This week marks the 40th anniversary of Billy Joel’s 1980 album Glass Houses. The LP was a huge success that topped the Billboard Album Chart and generated the hit singles “It’s Still Rock and Roll to Me” and “You May Be Right,” but the first song anyone actually heard from the album was lead single “All for Leyna.”
At the time, Joel was coming off a huge string of enormous hits like “Honesty,” “Big Shot,” “My Life,” and “She’s Always a Woman,” and there was much excitement for Glass Houses, but “All for Leyna” didn’t even ding the Hot 100. This was a year before MTV, but a video was still shot for the track. As you can see, it looks like it took about 15 minutes to create.
“All for Leyna” is told from the perspective of a guy who becomes obsessed with a woman named Leyna after having a one-night stand with her. “I’m failing in school,” Joel sings. “Losing my friends/Making my family lose their minds/I don’t want to eat/I don’t want to sleep/I only want Leyna, one more time.”

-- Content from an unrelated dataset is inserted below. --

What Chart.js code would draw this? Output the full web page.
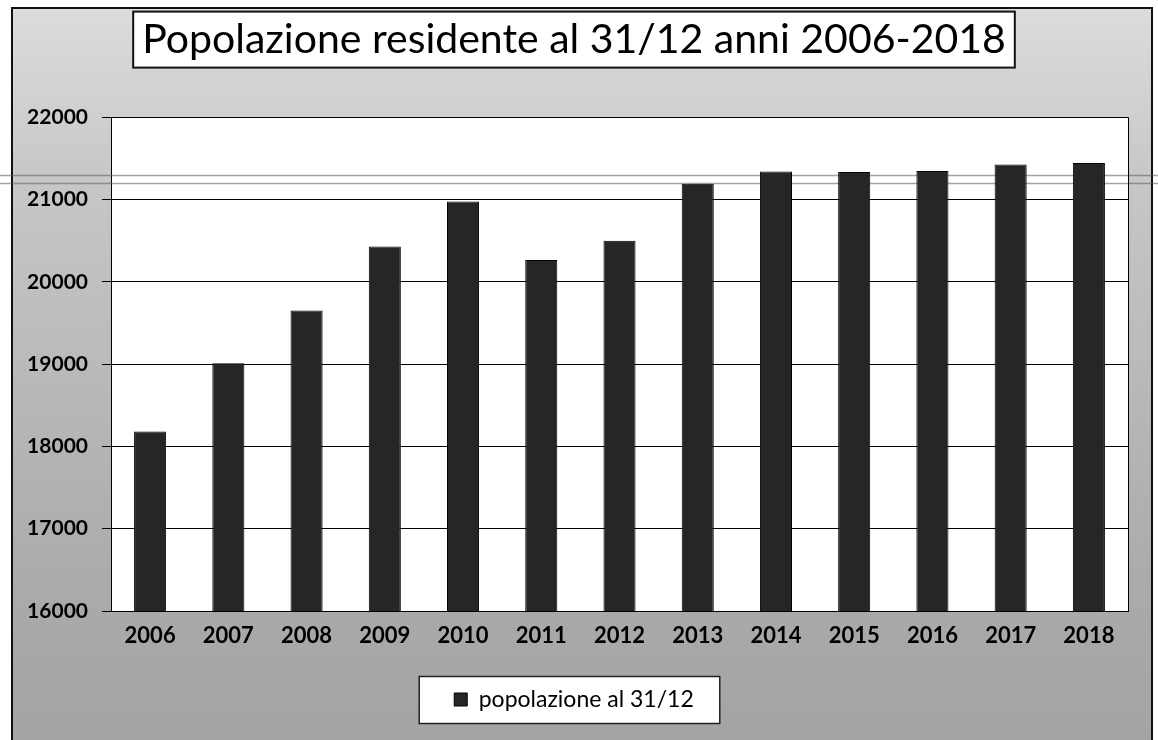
<!DOCTYPE html>
<html><head><meta charset="utf-8">
<script src="https://cdn.jsdelivr.net/npm/chart.js@4.4.1/dist/chart.umd.min.js"></script>
<style>html,body{margin:0;padding:0;background:#fff}#wrap{width:1158px;height:740px}</style>
</head><body><div id="wrap"><canvas id="c" width="1158" height="740"></canvas></div>
<script>
const categories = ['2006','2007','2008','2009','2010','2011','2012','2013','2014','2015','2016','2017','2018'];
const population = [18180, 19010, 19650, 20430, 20975, 20265, 20500, 21190, 21340, 21335, 21345, 21425, 21445];
const yMin = 16000, yMax = 22000, yStep = 1000;
const titleText = 'Popolazione residente al 31/12 anni 2006-2018';
const seriesLabel = 'popolazione al 31/12';
const FONT = 'Lato, "Open Sans", sans-serif';

const decoPlugin = {
  id: 'deco',
  beforeDraw(chart) {
    const ctx = chart.ctx, a = chart.chartArea;
    ctx.save();
    ctx.fillStyle = '#fff';
    ctx.fillRect(0, 0, chart.width, chart.height);
    const g = ctx.createLinearGradient(0, 8, 0, 740);
    g.addColorStop(0, '#dcdcdc');
    g.addColorStop(0.25, '#c6c6c6');
    g.addColorStop(0.8, '#aaaaaa');
    g.addColorStop(1, '#a4a4a4');
    ctx.fillStyle = g;
    ctx.fillRect(12, 8, 1140, 740);
    ctx.strokeStyle = '#111';
    ctx.lineWidth = 2;
    ctx.strokeRect(12, 8, 1140, 740);
    // plot area
    ctx.fillStyle = '#fff';
    ctx.fillRect(a.left, a.top, a.right - a.left, a.bottom - a.top);
    // title box
    const t = chart.titleBlock;
    const to = t.options;
    ctx.font = 'normal ' + to.font.size + 'px ' + FONT;
    const tw = ctx.measureText(titleText).width;
    const cy = t.top + to.padding.top + to.font.size * 1.2 / 2;
    const cx = (t.left + t.right) / 2;
    ctx.fillStyle = '#fff';
    ctx.fillRect(cx - tw / 2 - 9, cy - 28, tw + 18, 56);
    ctx.strokeStyle = '#111';
    ctx.lineWidth = 2;
    ctx.strokeRect(cx - tw / 2 - 9, cy - 28, tw + 18, 56);
    // legend box
    const hb = chart.legend.legendHitBoxes[0];
    if (hb) {
      const lcy = hb.top + hb.height / 2;
      ctx.fillStyle = '#fff';
      ctx.fillRect(hb.left - 35, lcy - 23, hb.width + 61, 47);
      ctx.strokeStyle = '#222';
      ctx.lineWidth = 1.5;
      ctx.strokeRect(hb.left - 35, lcy - 23, hb.width + 61, 47);
    }
    ctx.restore();
  },
  beforeDatasetsDraw(chart) {
    const ctx = chart.ctx, a = chart.chartArea;
    ctx.save();
    // scan artefact band
    ctx.strokeStyle = 'rgba(90,90,90,0.55)';
    ctx.lineWidth = 1.5;
    ctx.beginPath();
    ctx.moveTo(0, 175.5); ctx.lineTo(1158, 175.5);
    ctx.moveTo(0, 183.5); ctx.lineTo(1158, 183.5);
    ctx.stroke();
    // plot right border
    ctx.strokeStyle = '#000';
    ctx.lineWidth = 1;
    ctx.beginPath();
    ctx.moveTo(Math.round(a.right) + 0.5, a.top);
    ctx.lineTo(Math.round(a.right) + 0.5, a.bottom);
    ctx.stroke();
    ctx.restore();
  }
};

new Chart(document.getElementById('c'), {
  type: 'bar',
  data: {
    labels: categories,
    datasets: [{
      label: seriesLabel,
      data: population,
      backgroundColor: '#262626',
      borderColor: '#000',
      borderWidth: 1,
      categoryPercentage: 1,
      barPercentage: 0.41
    }]
  },
  options: {
    responsive: false,
    animation: false,
    devicePixelRatio: 1,
    layout: { padding: { left: 20, right: 30, top: 0, bottom: 19 } },
    plugins: {
      title: {
        display: true,
        text: titleText,
        color: '#000',
        font: { family: FONT, size: 41, weight: 'normal' },
        padding: { top: 15, bottom: 53 }
      },
      legend: {
        display: true,
        position: 'bottom',
        labels: {
          color: '#000',
          font: { family: FONT, size: 23 },
          boxWidth: 13,
          boxHeight: 13,
          padding: 20
        }
      },
      tooltip: { enabled: false }
    },
    scales: {
      x: {
        grid: { display: false },
        border: { display: true, color: '#000', width: 1 },
        ticks: { color: '#000', font: { family: FONT, size: 22, weight: 'bold' }, padding: 4, maxRotation: 0 },
        afterFit(s) { s.height = 57; }
      },
      y: {
        min: yMin, max: yMax,
        grid: { color: '#000', lineWidth: 1, drawTicks: true, tickLength: 9, tickColor: '#000' },
        border: { display: true, color: '#000', width: 1 },
        ticks: {
          stepSize: yStep, color: '#000', padding: 14,
          font: { family: FONT, size: 21, weight: 'bold' },
          callback: v => String(v)
        },
        afterFit(s) { s.width = 91; }
      }
    }
  },
  plugins: [decoPlugin]
});
</script>
</body></html>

The tunes was recorded right as the Knack’s “My Sharona” was blaring out of radios all across the country. Both are songs about an undying obsession with a woman that has a very unusual name ending with the letter “A.” Unlike Leyna, however, Sharona was a minor and the focus on her is beyond disturbing when examined today. (Sample “My Sharona” lyric: “Never gonna stop, give it up, such a dirty mind/Always get it up for the touch of the younger kind.”)
We don’t know much about Leyna beyond her decision to break things off with the narrator after a single night. For whatever reason, radio programmers and the general public vastly preferred hearing about Sharona. Don’t feel too bad for Billy Joel, though. His next two singles were “You May Be Right” and “It’s Still Rock and Roll to Me.” The Knack dissolved just two years later (though there would be multiple reunions) and Joel continues to pack stadiums and arenas all across the globe.
He’s also managed to give “All for Leyna” a second life. He dusted it off in 2002 after not playing it for years and it’s become a regular part of his show. Fans that ignored it back in 1980 now sing along to every word. And somewhere in the world a grandmother named Leyna is like, “You’re still going on about that one night? Get over it!”